PARASITE

  • 19 Oct - 25 Oct, 2019
  • Mag The Weekly
  • Reviews

Bong Joon-ho has returned to Cannes with a luxuriously watchable and satirical suspense drama. It runs as purringly smooth as the Mercedes driven by the lead character, played by Korean star Song Kang-ho. Parasite is a bizarre black comedy about social status, aspiration, materialism and the patriarchal family unit, and people who accept the idea of having (or leasing) a servant class.

Song Kang-ho plays Ki-taek, a shiftless, unemployed man who lives in a chaotic, stinky and squalid basement with his wife, Chung-sook, his smart yet cynical twenty something daughter, Ki-jung (Park So-dam), and son, Ki-woo (Choi Woo-sik). They are all out of work and out of cash. Then Ki-woo gets a stroke of fortune: an old school-friend helps him get a lucrative tutoring job. With a fake college diploma created by Ki-jung, he shows up at the fabulously lavish home of the Park family, wealthy entrepreneur Mr Park (Lee Sun-kyun), his delicate, unworldly wife, Yeon-kyo (Cho Yeo-jeong), their teen daughter, Da-hye (Jung Ziso) and her wacky kid brother, Da-song (Jung Hyeon-jun). They have a loyal, live-in housekeeper named Moon-gwang (Jeong-eun Lee).

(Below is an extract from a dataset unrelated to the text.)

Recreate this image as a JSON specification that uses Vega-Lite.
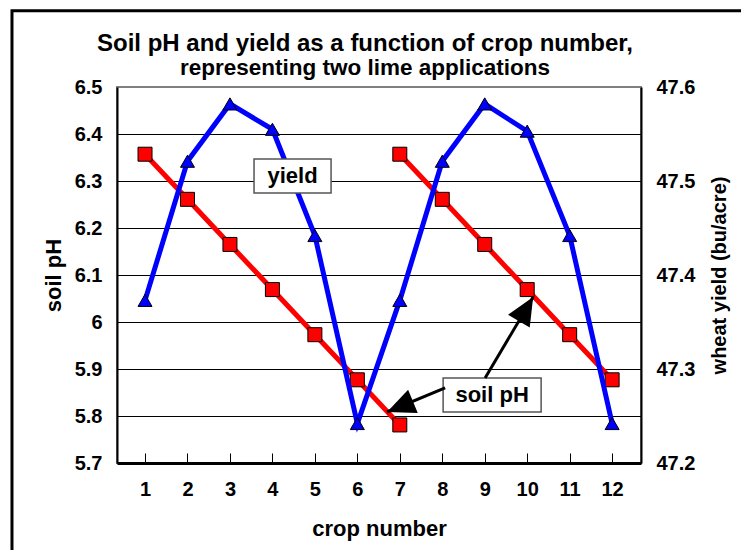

Likeable Ki-woo is an instant hit with his new employers and his demure pupil Da-hye gets a real crush on him, which the coolly ruthless Ki-woo does nothing to discourage. Then the distrait lady of the house, Yeon-kyo, reveals that she also needs an art tutor for her young son, to mould his painting talents; Ki-woo suggests his sister (while concealing their relationship), and soon the brazen Ki-jung is also a success with these rich suckers. It looks as if the wealthy Parks could be a meal ticket for the whole crooked family, all pretending to be complete strangers to each other. But little-kid Da-song has noticed something that the grownups haven’t: why do these people smell the same?

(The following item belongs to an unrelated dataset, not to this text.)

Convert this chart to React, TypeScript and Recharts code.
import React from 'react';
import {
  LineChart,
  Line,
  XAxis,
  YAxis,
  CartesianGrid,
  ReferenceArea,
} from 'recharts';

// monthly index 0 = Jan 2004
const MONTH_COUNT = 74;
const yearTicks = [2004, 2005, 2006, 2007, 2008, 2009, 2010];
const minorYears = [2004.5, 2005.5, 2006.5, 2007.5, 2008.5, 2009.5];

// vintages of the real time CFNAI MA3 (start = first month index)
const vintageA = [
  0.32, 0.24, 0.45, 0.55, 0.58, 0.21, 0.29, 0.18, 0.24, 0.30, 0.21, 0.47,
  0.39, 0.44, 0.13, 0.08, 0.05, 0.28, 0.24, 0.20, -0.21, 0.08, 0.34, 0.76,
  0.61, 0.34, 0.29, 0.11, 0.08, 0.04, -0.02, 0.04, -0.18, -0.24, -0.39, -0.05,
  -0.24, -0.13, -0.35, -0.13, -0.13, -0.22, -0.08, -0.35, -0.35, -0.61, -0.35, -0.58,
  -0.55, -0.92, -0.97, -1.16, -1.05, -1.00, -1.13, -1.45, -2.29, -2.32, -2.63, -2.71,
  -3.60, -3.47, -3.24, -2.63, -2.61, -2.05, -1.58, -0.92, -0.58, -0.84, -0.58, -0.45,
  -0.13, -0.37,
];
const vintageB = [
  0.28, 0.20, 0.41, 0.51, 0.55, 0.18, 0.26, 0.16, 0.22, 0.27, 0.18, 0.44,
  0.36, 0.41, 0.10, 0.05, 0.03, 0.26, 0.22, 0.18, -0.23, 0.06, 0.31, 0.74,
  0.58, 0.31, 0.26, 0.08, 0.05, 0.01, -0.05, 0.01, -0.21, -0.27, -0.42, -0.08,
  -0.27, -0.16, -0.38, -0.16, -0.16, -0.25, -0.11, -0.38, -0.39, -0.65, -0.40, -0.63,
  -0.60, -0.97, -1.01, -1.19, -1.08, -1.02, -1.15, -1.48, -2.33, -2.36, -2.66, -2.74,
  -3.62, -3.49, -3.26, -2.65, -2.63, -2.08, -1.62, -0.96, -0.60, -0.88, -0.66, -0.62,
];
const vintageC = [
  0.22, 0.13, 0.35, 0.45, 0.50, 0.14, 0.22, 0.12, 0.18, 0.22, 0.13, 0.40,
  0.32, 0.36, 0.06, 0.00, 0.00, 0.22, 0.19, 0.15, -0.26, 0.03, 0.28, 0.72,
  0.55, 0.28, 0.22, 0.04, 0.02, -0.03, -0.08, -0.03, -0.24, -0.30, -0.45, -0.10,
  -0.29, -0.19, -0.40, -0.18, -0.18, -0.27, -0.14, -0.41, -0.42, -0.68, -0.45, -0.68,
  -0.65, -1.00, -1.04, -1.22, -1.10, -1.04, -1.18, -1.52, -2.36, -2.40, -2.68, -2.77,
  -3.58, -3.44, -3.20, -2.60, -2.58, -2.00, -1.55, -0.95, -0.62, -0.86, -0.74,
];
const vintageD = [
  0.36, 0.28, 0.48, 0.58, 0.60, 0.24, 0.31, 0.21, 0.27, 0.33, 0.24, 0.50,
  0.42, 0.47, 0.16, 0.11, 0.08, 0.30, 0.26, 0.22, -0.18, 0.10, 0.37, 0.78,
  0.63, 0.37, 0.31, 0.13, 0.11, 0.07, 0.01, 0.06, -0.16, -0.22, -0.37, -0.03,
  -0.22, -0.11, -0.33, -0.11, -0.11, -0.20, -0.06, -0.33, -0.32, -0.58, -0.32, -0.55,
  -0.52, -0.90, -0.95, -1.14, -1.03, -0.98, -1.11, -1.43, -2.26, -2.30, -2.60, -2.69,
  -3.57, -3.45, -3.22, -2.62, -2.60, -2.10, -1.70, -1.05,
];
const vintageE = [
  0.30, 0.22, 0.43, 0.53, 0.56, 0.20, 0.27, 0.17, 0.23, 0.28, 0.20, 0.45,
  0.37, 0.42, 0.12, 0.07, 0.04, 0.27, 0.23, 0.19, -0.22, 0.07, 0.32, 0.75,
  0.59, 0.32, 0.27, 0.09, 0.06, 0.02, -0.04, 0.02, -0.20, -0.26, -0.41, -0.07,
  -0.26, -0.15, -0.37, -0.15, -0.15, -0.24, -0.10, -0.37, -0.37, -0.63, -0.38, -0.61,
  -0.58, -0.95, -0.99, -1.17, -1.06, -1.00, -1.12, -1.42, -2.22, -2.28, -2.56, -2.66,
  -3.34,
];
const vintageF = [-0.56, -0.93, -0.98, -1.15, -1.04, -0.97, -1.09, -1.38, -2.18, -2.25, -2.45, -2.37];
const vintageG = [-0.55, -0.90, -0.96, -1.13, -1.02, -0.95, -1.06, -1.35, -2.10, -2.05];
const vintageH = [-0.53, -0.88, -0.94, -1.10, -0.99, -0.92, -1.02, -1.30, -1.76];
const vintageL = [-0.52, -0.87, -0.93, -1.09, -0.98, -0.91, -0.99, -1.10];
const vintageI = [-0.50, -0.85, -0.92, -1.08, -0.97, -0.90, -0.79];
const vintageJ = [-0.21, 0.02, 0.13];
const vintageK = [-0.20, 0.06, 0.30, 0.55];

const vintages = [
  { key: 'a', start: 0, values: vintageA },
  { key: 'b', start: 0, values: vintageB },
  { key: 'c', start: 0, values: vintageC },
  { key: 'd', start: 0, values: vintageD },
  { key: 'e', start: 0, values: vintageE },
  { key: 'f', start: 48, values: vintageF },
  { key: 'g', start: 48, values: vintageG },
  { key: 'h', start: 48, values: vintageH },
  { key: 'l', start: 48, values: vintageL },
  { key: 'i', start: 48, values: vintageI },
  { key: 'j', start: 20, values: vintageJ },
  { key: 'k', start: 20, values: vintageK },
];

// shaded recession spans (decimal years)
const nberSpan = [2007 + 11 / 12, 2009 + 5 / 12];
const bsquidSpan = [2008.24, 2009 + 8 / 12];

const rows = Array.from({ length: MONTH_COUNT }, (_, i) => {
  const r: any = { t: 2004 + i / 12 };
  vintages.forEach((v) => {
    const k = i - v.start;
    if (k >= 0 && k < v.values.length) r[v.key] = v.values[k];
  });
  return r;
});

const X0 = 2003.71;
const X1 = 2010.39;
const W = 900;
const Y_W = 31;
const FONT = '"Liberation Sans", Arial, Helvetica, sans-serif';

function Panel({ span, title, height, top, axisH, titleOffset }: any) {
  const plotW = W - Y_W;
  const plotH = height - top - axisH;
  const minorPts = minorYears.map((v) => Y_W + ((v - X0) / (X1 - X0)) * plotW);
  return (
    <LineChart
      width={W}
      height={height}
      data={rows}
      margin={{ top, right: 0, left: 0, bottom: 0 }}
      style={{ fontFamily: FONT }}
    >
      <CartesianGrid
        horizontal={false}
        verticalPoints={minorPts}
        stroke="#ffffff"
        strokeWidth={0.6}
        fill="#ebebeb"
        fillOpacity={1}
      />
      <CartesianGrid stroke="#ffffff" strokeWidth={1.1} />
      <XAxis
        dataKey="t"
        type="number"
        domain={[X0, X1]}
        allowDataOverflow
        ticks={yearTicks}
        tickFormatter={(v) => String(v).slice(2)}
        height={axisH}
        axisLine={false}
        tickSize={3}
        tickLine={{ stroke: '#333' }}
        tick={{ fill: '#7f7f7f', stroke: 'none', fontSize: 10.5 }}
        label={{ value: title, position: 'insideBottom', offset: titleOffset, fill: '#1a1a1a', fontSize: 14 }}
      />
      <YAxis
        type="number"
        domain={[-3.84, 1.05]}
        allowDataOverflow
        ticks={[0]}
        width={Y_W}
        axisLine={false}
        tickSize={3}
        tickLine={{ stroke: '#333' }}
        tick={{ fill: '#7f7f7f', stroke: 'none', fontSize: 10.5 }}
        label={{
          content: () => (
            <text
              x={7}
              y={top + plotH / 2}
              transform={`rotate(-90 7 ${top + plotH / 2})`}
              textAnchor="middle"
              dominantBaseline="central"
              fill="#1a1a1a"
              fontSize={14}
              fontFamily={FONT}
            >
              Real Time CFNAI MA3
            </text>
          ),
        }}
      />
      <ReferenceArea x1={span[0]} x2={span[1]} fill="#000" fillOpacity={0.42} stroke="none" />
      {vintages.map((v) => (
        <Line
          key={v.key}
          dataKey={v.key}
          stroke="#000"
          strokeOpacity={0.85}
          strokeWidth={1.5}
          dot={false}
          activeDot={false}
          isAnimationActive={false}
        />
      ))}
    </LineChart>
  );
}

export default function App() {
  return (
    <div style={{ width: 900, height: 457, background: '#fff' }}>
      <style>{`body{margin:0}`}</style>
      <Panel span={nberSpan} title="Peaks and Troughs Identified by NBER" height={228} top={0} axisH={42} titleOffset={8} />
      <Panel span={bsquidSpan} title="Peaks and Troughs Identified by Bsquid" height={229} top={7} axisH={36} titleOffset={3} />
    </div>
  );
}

The servant is someone with an intimate knowledge of his or her employer, and yet this intimacy is so easily – and inevitably – poisoned with resentment. There is a licensed transgression in servitude, and this transgression is nightmarishly amplified when it is a question of an entire family seeking to get up close and personal. The poorer family see themselves in a distorting mirror that cruelly reveals to them how wretched they are by contrast and reveals the riches that could – and should – be theirs. It is almost a supernatural or sci-fi story; an invasion of the lifestyle snatchers. Parasite gets its tendrils into you.